After the general election in May 2010, he formed a coalition government with Liberal Democrats, and became prime minister. That July, he came again to India, this time with a plane full of half a dozen ministers, many industrialists and bureaucrats. He went to the sprawling Infosys City outside Bangalore. Why was he again in India? Because “the Indian tiger has been uncaged and its power can be felt around the world. You feel it in the fantastic new airports in Bangalore and Hyderabad, in Mumbai’s Bandra-Worli Sea Link, the Delhi metro and in Delhi’s stunning new airport terminal”. The Tatas were the largest manufacturing employers in Britain. Indian companies employed 90,000 people; two million Indians lived in Britain. The two countries had much in common: they both watched Shah Rukh Khan, ate curry, spoke English and played cricket.
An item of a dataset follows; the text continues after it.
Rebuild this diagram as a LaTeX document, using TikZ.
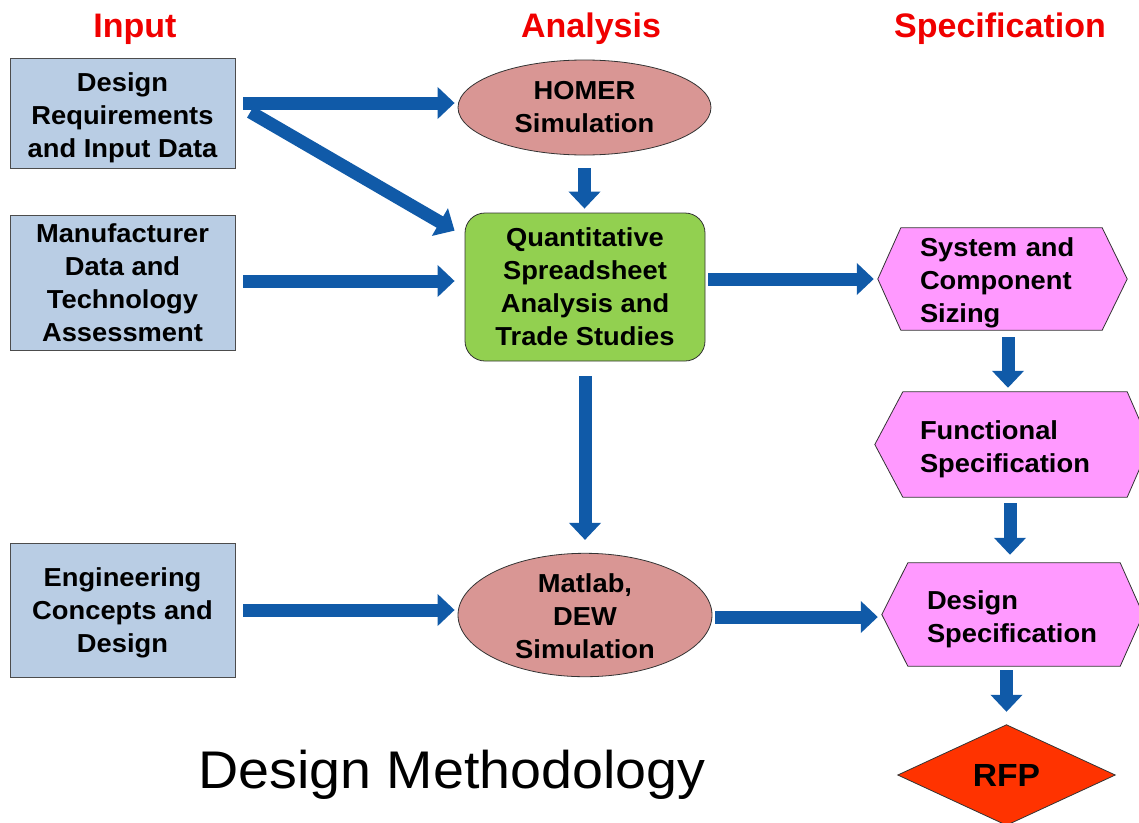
\documentclass[tikz,border=0pt]{standalone}
\usepackage{fontspec}
\setmainfont{Liberation Sans}[FakeStretch=1.05]
\newfontfamily\hdfont{Liberation Sans}
\usetikzlibrary{arrows.meta,shapes.geometric}
\definecolor{boxblue}{RGB}{185,205,228}
\definecolor{simred}{RGB}{217,150,148}
\definecolor{anagreen}{RGB}{146,208,80}
\definecolor{specpink}{RGB}{255,153,255}
\definecolor{rfpred}{RGB}{255,51,0}
\definecolor{arrblue}{RGB}{16,90,168}
\definecolor{hdred}{RGB}{240,0,0}
\newcommand\dnline[1]{\rule{0pt}{#1}}
\pgfdeclarelayer{bg}
\pgfsetlayers{bg,main}
\tikzset{
  txt/.style={font=\fontsize{26}{33}\selectfont\bfseries, align=center, inner sep=0pt},
  inbox/.style={txt, draw=black!70, line width=0.8pt, fill=boxblue, minimum width=225pt},
  simell/.style={txt, ellipse, draw=black!80, line width=0.8pt, fill=simred},
  greenbox/.style={txt, rounded corners=20pt, draw=black!80, line width=0.8pt, fill=anagreen, minimum width=240pt, minimum height=148pt},
  hexnode/.style={txt, align=left, inner ysep=0pt},
  hexshape/.style={draw=black!80, line width=0.8pt, fill=specpink},
  header/.style={font=\hdfont\fontsize{34}{40}\selectfont\bfseries, text=hdred, anchor=base, inner sep=0pt},
  barrow/.style={draw=arrblue, line width=13pt, -{Triangle[width=31pt,length=17pt]}, fill=arrblue},
}
\begin{document}
\begin{tikzpicture}[x=1pt,y=-1pt]
\useasboundingbox (0,0) rectangle (1139,822);
% headers
\node[header] (hin) at (135,37) {Input};
\node[header] (han) at (591,37) {Analysis};
\node[header] (hsp) at (1000,37) {Specification};
% input boxes
\node[inbox, minimum height=110pt] (b1) at (122.5,113) {\dnline{29pt}Design\\Requirements\\and Input Data};
\node[inbox, minimum height=135pt] (b2) at (122.5,282.5) {Manufacturer\\Data and\\Technology\\Assessment};
\node[inbox, minimum height=134pt] (b3) at (122.5,610) {\dnline{25pt}Engineering\\Concepts and\\Design};
% analysis
\node[simell, minimum width=253pt, minimum height=95pt] (homer) at (584.5,107.5) {HOMER\\Simulation};
\node[greenbox] (green) at (585,287) {Quantitative\\Spreadsheet\\Analysis and\\Trade Studies};
\node[simell, minimum width=254pt, minimum height=114pt] (matlab) at (585,615) {\dnline{21pt}Matlab,\\DEW\\Simulation};
% specification hexagons
\node[hexnode, text width=165pt, inner xsep=42pt, minimum height=102pt] (h1) at (1002.5,279) {\dnline{27pt}System and\\Component\\Sizing};
\node[hexnode, text width=185pt, inner xsep=45pt, minimum height=105pt] (h2) at (1012.5,444.5) {\dnline{29pt}Functional\\Specification};
\node[hexnode, text width=171pt, inner xsep=45pt, minimum height=103pt] (h3) at (1012.5,614.5) {\dnline{29pt}Design\\Specification};
\node[txt, font=\fontsize{32}{36}\selectfont\bfseries, minimum width=217pt, minimum height=100pt] (rfp) at (1006.5,775) {RFP};
\begin{pgfonlayer}{bg}
\draw[hexshape] (h1.west) -- ([xshift=23pt]h1.north west) -- ([xshift=-25pt]h1.north east) -- (h1.east) -- ([xshift=-25pt]h1.south east) -- ([xshift=23pt]h1.south west) -- cycle;
\draw[hexshape] (h2.west) -- ([xshift=28pt]h2.north west) -- ([xshift=-23pt]h2.north east) -- (h2.east) -- ([xshift=-23pt]h2.south east) -- ([xshift=28pt]h2.south west) -- cycle;
\draw[hexshape] (h3.west) -- ([xshift=26pt]h3.north west) -- ([xshift=-23pt]h3.north east) -- (h3.east) -- ([xshift=-23pt]h3.south east) -- ([xshift=26pt]h3.south west) -- cycle;
\draw[draw=black!80, line width=0.8pt, fill=rfpred] (rfp.west) -- (rfp.north) -- (rfp.east) -- (rfp.south) -- cycle;
\end{pgfonlayer}
% title
\node[font=\fontsize{53}{60}\selectfont, anchor=base west, inner sep=0pt] (title) at (198,788) {Design Methodology};
% arrows
\draw[barrow, shorten <=8pt, shorten >=3pt] ([yshift=10pt]b1.east) -- ([yshift=4.5pt]homer.west);
\draw[barrow, shorten <=8pt] ([shift={(8,-5)}]b1.east) -- ([shift={(-10,18)}]green.north west);
\draw[barrow, shorten <=8pt, shorten >=10pt] ([yshift=1.5pt]b2.east) -- ([yshift=1.5pt]b2.east -| green.west);
\draw[barrow, shorten <=13pt, shorten >=4pt] (homer.south) -- (homer.south |- green.north);
\draw[barrow, shorten <=3pt, shorten >=4pt] (green.east |- h1.west) -- (h1.west);
\draw[barrow, shorten <=15pt, shorten >=13pt] (green.south) -- (matlab.north);
\draw[barrow, shorten <=8pt, shorten >=3pt] (b3.east) -- (b3.east -| matlab.west);
\draw[barrow, shorten <=3pt, shorten >=4pt] ([yshift=-2pt]matlab.east) -- ([yshift=-2pt]matlab.east -| h3.west);
\draw[barrow, shorten <=7pt, shorten >=4pt] ([xshift=5.5pt]h1.south) -- ([xshift=5.5pt]h1.south |- h2.north);
\draw[barrow, shorten <=6pt, shorten >=8pt] ([xshift=-2.5pt]h2.south) -- ([xshift=-2.5pt]h2.south |- h3.north);
\draw[barrow, shorten <=4pt, shorten >=13pt] (h3.south -| rfp.north) -- (rfp.north);
\end{tikzpicture}
\end{document}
Then he came to his sales pitch: Britain was the world’s sixth largest manufacturing country, it was located between the Asian and American time zones, it was the best base for doing business with Europe and a great hub for science and innovation, and it had some of the best universities in the world. Then he proposed that the two countries should work together in three directions — economy, security and climate change. In the economic field, they should aim to grow and produce more, they should improve their infrastructure, they should attract more foreign investment from each other, they should twin their universities and they should trade more — and with that aim in view, conclude the Indo-EU trade agreement. Second, they should broaden their partnership in defence and counter-terrorism. Finally, they should work together on technologies to reduce climate change, such as electric cars. He said that globalization was about more than trade in goods and services: it was about the trading of experiences and stories between friends across the world. He ended with a call to action, quoting Nehru as quoted by Indira: “There are two kinds of people: those who do the work and those who take the credit. Be in the first group; there’s much less competition.”
In February this year, Cameron came with another large delegation of businessmen, this time to Bombay. He was happy that Britain was the largest European investor in India, and received more than half of India’s investment in Europe. He noted that India was planning to create seats for 40 million university students, and double its ratio of healthcare expenditure to gross domestic product. He wanted Britain to participate in both these plans; he brought along people from British universities, and from the British Museum and British Library — as well as from Premier Football League.
This time he showed awareness of Indian complaints against Britain. He said that Britain’s biggest visa operations in the world were in India, and that 90 per cent of the applicants got visas. It would soon give businessmen visas on the same day, and would look for other improvements in the process. Britain had 40,000 students from India: “President Hollande isn’t here for me to hear me say this, but I think that’s ten times as many go to France, and we want to make sure that the multiple only grows.” There was no limit to the number of Indian students who could come, nor to the number who could stay back in jobs after education. Britain was removing barriers, and so should India; in particular, it should allow British firms to invest more freely in insurance, banking and retail trade amongst other industries.
Thus, Cameron has repeatedly come to India and delivered a strong, clear, message: let us be allies, let us work together. There is another side to his approach that is important; it is portrayed in his speech last January on the European Union. He is extremely dissatisfied with the European Union and the direction it is taking.
The Eurozone is in trouble, and the measures its members may take to defend the euro make him uncomfortable. Second, the European Union is losing global competitiveness. And finally, it gives too much power to the heads of state and the European Commission — power that he thinks should belong to the national parliaments. He would like the European Union to be renegotiated, and failing that, Britain’s relationship with it to be redefined. He will try to achieve this; and after he has done so, he would like the British people to decide whether they want to stay in the European Union or not.
He has this dream — that Britain would distance itself from the European Union — and in that event, he would like Britain to become the Atlantic partner of India. He has explained in the speeches referred to above why he has chosen India. Now he has to get India to choose Britain. That is where the problem lies. For our leaders simply do not have the vision required to transform India into a superpower.
They are too timid, bureaucratic, and myopic. So they have listened to Cameron whenever he has spread out his strategy before them, and then gone back into their burrows. We need our own Cameron.